Work instructions
Search the listing for the string "this" and copy every line that contains it.

— BEGIN —

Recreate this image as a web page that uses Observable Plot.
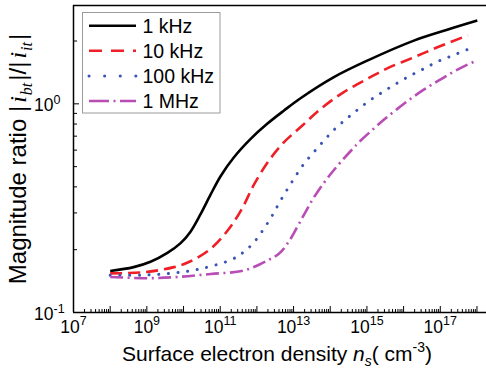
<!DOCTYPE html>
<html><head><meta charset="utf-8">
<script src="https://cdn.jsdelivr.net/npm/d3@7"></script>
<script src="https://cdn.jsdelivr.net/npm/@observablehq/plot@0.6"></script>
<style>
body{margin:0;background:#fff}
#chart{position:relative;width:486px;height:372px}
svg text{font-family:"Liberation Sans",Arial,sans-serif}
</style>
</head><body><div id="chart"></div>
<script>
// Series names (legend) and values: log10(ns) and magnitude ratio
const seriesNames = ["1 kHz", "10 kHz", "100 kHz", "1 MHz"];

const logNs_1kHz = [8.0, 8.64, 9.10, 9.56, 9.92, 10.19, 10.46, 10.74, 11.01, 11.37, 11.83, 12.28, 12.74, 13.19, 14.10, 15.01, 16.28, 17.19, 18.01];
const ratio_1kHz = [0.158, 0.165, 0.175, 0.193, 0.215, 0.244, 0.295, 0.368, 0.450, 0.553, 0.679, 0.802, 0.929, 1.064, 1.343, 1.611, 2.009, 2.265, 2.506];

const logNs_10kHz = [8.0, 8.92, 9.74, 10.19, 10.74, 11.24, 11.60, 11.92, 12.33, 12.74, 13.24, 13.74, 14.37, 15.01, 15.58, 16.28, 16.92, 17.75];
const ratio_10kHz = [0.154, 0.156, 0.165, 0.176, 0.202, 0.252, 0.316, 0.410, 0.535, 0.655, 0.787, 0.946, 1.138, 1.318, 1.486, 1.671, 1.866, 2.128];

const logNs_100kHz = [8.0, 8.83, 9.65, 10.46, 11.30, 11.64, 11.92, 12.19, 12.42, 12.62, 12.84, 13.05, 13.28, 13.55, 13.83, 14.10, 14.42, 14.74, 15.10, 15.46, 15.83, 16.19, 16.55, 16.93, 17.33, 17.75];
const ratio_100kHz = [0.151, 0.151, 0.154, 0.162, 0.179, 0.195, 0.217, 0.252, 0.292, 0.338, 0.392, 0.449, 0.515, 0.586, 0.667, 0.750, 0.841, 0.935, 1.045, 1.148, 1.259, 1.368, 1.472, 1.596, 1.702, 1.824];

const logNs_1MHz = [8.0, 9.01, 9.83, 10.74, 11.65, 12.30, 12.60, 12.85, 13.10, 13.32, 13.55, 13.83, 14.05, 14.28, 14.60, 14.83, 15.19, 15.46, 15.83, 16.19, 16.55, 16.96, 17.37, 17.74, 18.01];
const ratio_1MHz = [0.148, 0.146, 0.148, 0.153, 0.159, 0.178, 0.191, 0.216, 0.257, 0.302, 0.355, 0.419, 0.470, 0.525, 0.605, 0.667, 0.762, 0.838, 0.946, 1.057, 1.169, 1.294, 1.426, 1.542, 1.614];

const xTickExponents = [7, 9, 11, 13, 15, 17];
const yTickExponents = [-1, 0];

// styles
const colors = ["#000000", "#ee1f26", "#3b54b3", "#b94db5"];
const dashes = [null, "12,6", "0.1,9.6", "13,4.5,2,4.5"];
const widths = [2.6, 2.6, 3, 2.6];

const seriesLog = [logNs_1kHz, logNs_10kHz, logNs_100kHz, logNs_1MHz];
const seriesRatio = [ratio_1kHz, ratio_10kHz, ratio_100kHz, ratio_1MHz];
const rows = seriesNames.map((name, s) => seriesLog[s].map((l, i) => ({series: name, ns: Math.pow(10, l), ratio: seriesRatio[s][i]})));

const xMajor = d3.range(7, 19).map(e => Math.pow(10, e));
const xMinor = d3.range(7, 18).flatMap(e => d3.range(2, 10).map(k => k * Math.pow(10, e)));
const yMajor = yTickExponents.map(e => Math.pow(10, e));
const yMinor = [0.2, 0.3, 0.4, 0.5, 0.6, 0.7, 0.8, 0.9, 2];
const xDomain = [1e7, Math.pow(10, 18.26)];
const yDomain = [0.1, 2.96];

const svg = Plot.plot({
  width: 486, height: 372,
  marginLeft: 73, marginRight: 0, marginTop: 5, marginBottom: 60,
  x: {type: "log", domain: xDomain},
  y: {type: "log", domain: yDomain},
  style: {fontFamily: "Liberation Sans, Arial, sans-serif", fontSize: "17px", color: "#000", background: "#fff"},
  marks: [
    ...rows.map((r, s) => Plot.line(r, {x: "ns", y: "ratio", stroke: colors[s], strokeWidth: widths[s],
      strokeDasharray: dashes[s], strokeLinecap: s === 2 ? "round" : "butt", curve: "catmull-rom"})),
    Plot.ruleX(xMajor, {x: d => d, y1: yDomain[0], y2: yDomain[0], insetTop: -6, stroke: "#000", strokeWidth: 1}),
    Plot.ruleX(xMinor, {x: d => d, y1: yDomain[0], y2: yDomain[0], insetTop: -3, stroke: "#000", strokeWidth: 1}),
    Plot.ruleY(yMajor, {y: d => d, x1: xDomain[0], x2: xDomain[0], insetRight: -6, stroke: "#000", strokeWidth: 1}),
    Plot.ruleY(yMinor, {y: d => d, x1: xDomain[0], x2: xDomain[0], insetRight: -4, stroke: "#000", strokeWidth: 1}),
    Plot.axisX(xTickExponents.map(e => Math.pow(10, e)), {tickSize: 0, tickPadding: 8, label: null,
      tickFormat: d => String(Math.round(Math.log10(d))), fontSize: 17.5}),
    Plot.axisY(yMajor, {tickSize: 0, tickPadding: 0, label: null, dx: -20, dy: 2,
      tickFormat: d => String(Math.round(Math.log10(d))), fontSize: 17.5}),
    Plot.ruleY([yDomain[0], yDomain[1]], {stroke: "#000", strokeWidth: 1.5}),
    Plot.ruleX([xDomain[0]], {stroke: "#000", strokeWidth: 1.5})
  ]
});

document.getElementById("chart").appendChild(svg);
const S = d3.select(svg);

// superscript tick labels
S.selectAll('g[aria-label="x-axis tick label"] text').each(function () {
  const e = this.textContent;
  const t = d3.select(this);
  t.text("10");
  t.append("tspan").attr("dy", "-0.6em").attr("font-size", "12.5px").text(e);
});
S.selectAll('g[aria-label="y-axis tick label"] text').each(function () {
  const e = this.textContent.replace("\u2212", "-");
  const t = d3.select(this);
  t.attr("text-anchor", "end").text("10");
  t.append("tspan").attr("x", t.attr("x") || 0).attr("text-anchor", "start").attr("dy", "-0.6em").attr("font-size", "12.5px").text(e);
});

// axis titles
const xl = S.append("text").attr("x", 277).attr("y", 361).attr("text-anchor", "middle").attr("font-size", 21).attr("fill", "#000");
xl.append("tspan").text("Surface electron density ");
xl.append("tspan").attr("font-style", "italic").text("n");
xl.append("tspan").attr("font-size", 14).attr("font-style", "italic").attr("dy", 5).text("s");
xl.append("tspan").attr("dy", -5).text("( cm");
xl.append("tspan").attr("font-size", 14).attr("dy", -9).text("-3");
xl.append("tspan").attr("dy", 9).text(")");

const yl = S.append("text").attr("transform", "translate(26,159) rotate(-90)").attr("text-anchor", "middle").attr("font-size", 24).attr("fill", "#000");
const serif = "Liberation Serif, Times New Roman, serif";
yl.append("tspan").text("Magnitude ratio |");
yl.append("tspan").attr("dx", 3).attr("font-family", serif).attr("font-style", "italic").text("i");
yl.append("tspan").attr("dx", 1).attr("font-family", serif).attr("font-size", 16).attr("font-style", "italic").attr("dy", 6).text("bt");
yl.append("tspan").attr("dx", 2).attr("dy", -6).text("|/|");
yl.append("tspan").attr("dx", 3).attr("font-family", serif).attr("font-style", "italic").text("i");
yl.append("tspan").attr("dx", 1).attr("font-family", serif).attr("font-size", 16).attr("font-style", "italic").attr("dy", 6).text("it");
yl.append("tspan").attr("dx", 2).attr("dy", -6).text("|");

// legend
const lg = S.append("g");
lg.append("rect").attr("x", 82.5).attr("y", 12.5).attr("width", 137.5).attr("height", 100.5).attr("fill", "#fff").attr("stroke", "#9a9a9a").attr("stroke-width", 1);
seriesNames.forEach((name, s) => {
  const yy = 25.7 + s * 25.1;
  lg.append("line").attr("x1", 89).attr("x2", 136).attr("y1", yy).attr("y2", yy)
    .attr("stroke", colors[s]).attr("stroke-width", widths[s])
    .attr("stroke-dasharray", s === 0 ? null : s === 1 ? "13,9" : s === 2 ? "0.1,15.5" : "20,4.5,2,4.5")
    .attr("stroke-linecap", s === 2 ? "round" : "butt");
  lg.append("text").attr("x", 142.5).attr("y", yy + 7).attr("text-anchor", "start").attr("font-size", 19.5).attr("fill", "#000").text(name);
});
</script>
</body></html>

— END —

Written answer
Recreate this image as a web page that uses Observable Plot.
  const e = this.textContent;
  const t = d3.select(this);
  const e = this.textContent.replace("\u2212", "-");
  const t = d3.select(this);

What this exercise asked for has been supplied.